Series 68: Reports concerning the wreck of HM Ships Porpoise and Cato, 1805
Provenance note
The documents in this series were previously located at ML A78-3. These papers, purchased in 1884 from Lord Brabourne by Sir Saul Samuel, the Agent-General for New South Wales, were transferred to the Mitchell Library in 1910. They were part of the accession which became known as the Brabourne collection.
Background note
The Investigator, as Flinders had always maintained, returned to Port Jackson having proved unfit to complete the requirements of its intended voyage.
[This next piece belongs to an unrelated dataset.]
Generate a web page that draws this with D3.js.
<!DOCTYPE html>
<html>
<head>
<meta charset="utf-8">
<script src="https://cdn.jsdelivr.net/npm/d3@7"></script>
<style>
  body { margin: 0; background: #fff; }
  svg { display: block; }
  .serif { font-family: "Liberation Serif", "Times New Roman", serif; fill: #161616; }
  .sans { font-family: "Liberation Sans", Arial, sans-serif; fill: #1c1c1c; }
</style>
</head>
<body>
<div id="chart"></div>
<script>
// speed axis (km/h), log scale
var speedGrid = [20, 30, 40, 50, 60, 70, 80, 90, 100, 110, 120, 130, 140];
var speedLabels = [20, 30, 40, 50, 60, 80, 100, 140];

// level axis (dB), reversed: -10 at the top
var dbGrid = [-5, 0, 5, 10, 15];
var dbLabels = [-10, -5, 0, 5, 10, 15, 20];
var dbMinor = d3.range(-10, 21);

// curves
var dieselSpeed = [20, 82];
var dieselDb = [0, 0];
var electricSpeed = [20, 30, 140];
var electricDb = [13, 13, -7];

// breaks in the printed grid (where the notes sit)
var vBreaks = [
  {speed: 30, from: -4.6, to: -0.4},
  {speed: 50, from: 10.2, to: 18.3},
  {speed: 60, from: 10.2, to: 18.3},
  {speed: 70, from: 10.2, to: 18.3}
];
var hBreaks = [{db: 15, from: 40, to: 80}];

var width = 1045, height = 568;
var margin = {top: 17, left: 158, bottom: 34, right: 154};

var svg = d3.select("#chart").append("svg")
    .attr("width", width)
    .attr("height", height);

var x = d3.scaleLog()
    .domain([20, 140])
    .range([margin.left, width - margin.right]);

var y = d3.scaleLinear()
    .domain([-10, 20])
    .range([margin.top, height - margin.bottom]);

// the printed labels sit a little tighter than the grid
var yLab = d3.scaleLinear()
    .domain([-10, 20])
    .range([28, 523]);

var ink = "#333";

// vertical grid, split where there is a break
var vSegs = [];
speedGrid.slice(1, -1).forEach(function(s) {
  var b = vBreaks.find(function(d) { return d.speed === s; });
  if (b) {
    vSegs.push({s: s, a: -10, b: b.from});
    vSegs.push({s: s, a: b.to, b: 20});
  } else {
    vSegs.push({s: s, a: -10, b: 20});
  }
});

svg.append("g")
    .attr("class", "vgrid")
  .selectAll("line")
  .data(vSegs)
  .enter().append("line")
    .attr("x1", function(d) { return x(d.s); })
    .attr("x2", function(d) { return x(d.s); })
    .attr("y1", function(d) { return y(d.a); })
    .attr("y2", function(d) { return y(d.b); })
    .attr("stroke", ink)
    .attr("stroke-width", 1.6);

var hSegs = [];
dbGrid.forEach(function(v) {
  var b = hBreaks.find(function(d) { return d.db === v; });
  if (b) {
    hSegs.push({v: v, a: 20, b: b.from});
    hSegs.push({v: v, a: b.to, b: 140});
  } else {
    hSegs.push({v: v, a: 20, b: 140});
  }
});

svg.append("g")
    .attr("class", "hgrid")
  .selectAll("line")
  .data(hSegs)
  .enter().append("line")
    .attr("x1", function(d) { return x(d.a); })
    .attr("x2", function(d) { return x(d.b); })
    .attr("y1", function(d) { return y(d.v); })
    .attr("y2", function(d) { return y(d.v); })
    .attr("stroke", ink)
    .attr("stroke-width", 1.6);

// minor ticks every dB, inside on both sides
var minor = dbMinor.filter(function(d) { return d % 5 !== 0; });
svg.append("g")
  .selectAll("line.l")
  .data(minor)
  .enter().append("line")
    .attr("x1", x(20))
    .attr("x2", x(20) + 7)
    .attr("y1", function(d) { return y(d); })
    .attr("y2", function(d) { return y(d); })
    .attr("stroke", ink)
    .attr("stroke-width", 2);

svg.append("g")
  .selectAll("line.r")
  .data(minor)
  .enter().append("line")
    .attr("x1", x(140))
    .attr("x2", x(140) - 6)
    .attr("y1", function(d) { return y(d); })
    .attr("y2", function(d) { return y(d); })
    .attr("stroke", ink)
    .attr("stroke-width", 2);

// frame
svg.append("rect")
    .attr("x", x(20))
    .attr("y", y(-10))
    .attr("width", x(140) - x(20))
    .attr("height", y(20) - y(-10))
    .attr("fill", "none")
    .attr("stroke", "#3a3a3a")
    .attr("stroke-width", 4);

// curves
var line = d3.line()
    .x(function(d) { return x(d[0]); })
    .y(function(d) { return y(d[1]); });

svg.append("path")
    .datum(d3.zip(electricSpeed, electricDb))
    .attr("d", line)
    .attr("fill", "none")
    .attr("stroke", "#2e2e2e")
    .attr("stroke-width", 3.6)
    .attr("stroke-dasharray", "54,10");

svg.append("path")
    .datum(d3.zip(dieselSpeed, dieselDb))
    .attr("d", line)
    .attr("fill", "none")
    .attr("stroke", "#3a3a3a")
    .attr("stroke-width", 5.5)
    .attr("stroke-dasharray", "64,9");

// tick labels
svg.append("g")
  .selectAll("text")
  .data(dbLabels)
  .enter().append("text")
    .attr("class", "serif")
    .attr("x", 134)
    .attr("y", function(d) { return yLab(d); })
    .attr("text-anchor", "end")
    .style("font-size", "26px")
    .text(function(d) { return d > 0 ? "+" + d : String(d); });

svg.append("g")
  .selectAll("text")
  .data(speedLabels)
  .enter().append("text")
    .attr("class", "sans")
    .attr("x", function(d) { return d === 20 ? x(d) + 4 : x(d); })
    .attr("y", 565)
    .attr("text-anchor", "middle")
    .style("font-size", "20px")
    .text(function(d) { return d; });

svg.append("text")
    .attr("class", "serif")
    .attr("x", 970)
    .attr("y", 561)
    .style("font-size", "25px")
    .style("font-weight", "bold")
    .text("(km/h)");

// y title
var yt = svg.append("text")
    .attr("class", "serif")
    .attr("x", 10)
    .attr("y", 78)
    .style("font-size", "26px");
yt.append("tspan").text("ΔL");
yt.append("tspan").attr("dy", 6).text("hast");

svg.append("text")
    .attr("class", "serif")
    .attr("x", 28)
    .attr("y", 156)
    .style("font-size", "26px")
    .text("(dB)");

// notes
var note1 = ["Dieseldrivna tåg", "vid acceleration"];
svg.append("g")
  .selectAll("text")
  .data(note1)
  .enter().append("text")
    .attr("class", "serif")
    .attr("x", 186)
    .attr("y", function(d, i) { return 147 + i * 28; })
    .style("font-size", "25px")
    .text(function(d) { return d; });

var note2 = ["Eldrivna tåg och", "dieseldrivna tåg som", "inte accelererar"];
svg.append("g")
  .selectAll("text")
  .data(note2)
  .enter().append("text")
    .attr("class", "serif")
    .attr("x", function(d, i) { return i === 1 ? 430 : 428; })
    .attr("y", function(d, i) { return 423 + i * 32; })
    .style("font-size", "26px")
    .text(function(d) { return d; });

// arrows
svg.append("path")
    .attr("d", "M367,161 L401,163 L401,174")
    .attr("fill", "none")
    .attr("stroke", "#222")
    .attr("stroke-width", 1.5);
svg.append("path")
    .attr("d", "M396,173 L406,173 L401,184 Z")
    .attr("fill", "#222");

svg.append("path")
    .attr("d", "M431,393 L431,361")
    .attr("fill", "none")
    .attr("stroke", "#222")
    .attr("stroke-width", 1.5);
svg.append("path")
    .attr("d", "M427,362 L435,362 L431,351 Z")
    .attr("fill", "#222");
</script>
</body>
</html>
Rather than wait for a replacement vessel to arrive from England, Governor King placed HMS Porpoise at Flinders' disposal for the return voyage with Lieutenant Robert Fowler, also formerly of the Investigator, in command.
William Westall chose to sail with Flinders, the only civilian member of the Investigator expedition to do so.
Sailing in company with the smaller Cato, both vessels were lost on Wreck Reef off the Queensland coast, on 17 August 1803. Most of the charts, logs and drawings were saved, having sustained some water damage, but all the live plants, seeds and Robert Brown's dried specimen collection were lost.
At the site of the wrecks some pieces of timber believed to belong to a European vessel were sighted raising speculation about the fate of the French expedition under the command of La Perouse lost in 1788, and the wreck of HMS Pandora, Edward Edwards, in 1791.